Richardson, who now lives in Georgia with his partner, extolls the economic and conservative virtues of allowing same-sex couples to legally marry, pointing to the sizable fiscal, commercial, and employment boon marriage equality would bring to his home state.
"It's not always easy to love Georgia, or love in it," Richardson writes. "Our state constitution explicitly forbids same-sex unions, and the local economy remains defiantly sluggish. Yet in spite of its blemishes, my would-be groom and I are deeply committed to our community, one whose values of faith and family we share."
After revealing that he and his partner are, by Norman Rockwell standards, "boring" -- cheering on the University of Georgia Bulldogs and sitting quietly in the pews of their evangelical church -- Richardson explains that "even if we failed, or refused on principle, to cross straight America's bourgeois threshold for normalcy, gay people deserve the same legal and moral considerations -- and rights -- enjoyed by all others."
"They are Americans whose rights were granted by God and the grit of their forbearers, yet they are forced to defend their love, and the various planes on which it may be judged (constitutional, cultural and economic), to distressing and revolting ends," he continues.
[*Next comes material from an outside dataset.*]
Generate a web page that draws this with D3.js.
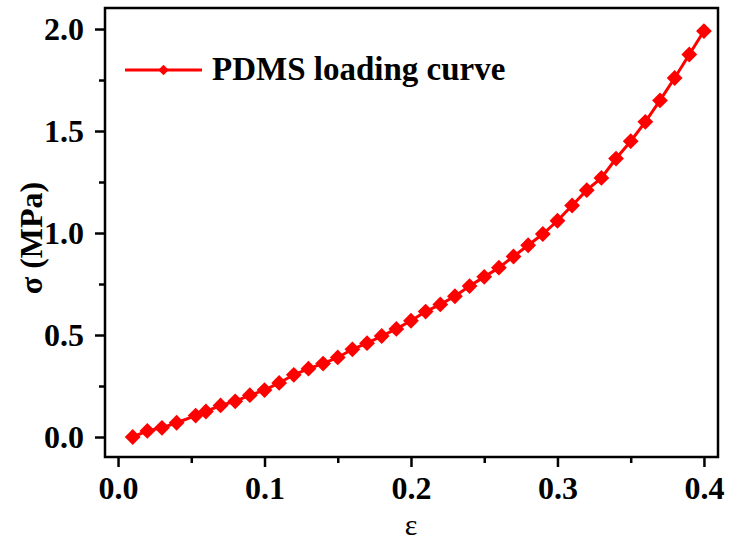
<!DOCTYPE html>
<html>
<head>
<meta charset="utf-8">
<script src="https://cdn.jsdelivr.net/npm/d3@7"></script>
<style>
  body { margin: 0; background: #fff; }
  text { font-family: "Liberation Serif", "Times New Roman", serif; }
</style>
</head>
<body>
<div id="wrapper"></div>
<script>
// strain values (x) and stress values in MPa (y)
var strain = [0.01, 0.02, 0.03, 0.04, 0.053, 0.06, 0.07, 0.08, 0.09, 0.10,
              0.11, 0.12, 0.13, 0.14, 0.15, 0.16, 0.17, 0.18, 0.19, 0.20,
              0.21, 0.22, 0.23, 0.24, 0.25, 0.26, 0.27, 0.28, 0.29, 0.30,
              0.31, 0.32, 0.33, 0.34, 0.35, 0.36, 0.37, 0.38, 0.39, 0.40];
var stress = [0.00, 0.03, 0.045, 0.07, 0.105, 0.125, 0.155, 0.175, 0.205, 0.23,
              0.265, 0.305, 0.335, 0.36, 0.39, 0.43, 0.46, 0.495, 0.53, 0.57,
              0.615, 0.65, 0.69, 0.74, 0.785, 0.83, 0.885, 0.94, 0.995, 1.06,
              1.135, 1.21, 1.27, 1.365, 1.45, 1.545, 1.65, 1.76, 1.875, 1.99];
var xTicks = [0.0, 0.1, 0.2, 0.3, 0.4];
var xMinor = [0.05, 0.15, 0.25, 0.35];
var yTicks = [0.0, 0.5, 1.0, 1.5, 2.0];
var yMinor = [0.25, 0.75, 1.25, 1.75];
var seriesName = "PDMS loading curve";

var width = 729, height = 544;
var svg = d3.select('#wrapper')
            .append('svg')
            .attr('width', width)
            .attr('height', height);

var x = d3.scaleLinear().domain([-0.0089, 0.4096]).range([105, 718]);
var y = d3.scaleLinear().domain([-0.098, 2.103]).range([457, 8]);

var data = strain.map(function(d, i) { return { e: d, s: stress[i] }; });

// axes (ticks point outward)
svg.append("g")
   .attr("transform", "translate(0," + y.range()[0] + ")")
   .call(d3.axisBottom(x).tickValues(xTicks).tickSize(10).tickPadding(9)
         .tickFormat(d3.format(".1f")));
svg.append("g")
   .attr("transform", "translate(0," + y.range()[0] + ")")
   .call(d3.axisBottom(x).tickValues(xMinor).tickSize(6).tickFormat(""));

svg.append("g")
   .attr("transform", "translate(" + x.range()[0] + ",0)")
   .call(d3.axisLeft(y).tickValues(yTicks).tickSize(10).tickPadding(11)
         .tickFormat(d3.format(".1f")));
svg.append("g")
   .attr("transform", "translate(" + x.range()[0] + ",0)")
   .call(d3.axisLeft(y).tickValues(yMinor).tickSize(6).tickFormat(""));

svg.selectAll(".domain").remove();
svg.selectAll(".tick line").attr("stroke", "#000").attr("stroke-width", 2.5);
svg.selectAll(".tick text")
   .attr("fill", "#000")
   .style("font-size", "32px")
   .style("font-weight", "bold");

// frame
svg.append("rect")
   .attr("x", x.range()[0])
   .attr("y", y.range()[1])
   .attr("width", x.range()[1] - x.range()[0])
   .attr("height", y.range()[0] - y.range()[1])
   .attr("fill", "none")
   .attr("stroke", "#000")
   .attr("stroke-width", 2.5);

// curve
var line = d3.line()
    .x(function(d) { return x(d.e); })
    .y(function(d) { return y(d.s); });

svg.append("path")
   .datum(data)
   .attr("d", line)
   .attr("fill", "none")
   .attr("stroke", "#ff0000")
   .attr("stroke-width", 3);

var diamond = d3.symbol().type(d3.symbolSquare).size(125);

svg.selectAll(".pt")
   .data(data)
   .enter()
   .append("path")
   .attr("class", "pt")
   .attr("d", diamond)
   .attr("fill", "#ff0000")
   .attr("transform", function(d) {
       return "translate(" + x(d.e) + "," + y(d.s) + ") rotate(45)";
   });

// legend
var legend = svg.append("g").attr("transform", "translate(125,70)");
legend.append("line")
      .attr("x1", 0).attr("x2", 77)
      .attr("y1", 0).attr("y2", 0)
      .attr("stroke", "#ff0000")
      .attr("stroke-width", 3);
legend.append("path")
      .attr("d", d3.symbol().type(d3.symbolSquare).size(55))
      .attr("fill", "#ff0000")
      .attr("transform", "translate(38.5,0) rotate(45)");
legend.append("text")
      .attr("x", 87)
      .attr("y", 10)
      .style("font-size", "33px")
      .style("font-weight", "bold")
      .text(seriesName);

// axis titles
svg.append("text")
   .attr("x", (x(0) + x(0.4)) / 2)
   .attr("y", 535)
   .attr("text-anchor", "middle")
   .style("font-size", "30px")
   .text("ε");

svg.append("text")
   .attr("transform", "translate(42,238) rotate(-90)")
   .attr("text-anchor", "middle")
   .style("font-size", "32px")
   .style("font-weight", "bold")
   .text("σ (MPa)");
</script>
</body>
</html>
Aside from the proven fiscal benefit legal marriage equality could provide to struggling states, Richardson concludes that ultimately, the right to marry is "about individual Americans and the dignity their unions are necessarily due from their government."
He calls the discrimination same-sex couples face in marriage, where committed partners are legally confined to "cohabitation as a consequence of law," "unjust" and "uniquely painful."
Finally, Richardson outright rejects many of his former colleagues' doomsday claims about the damaging impact of same-sex couples entering the institution of marriage.
"We wish to participate in earnest, to strengthen the institution that our straight peers are abandoning," he writes. "Gay couples don't want to rock the marriage boat -- they only want a ticket for two to ride."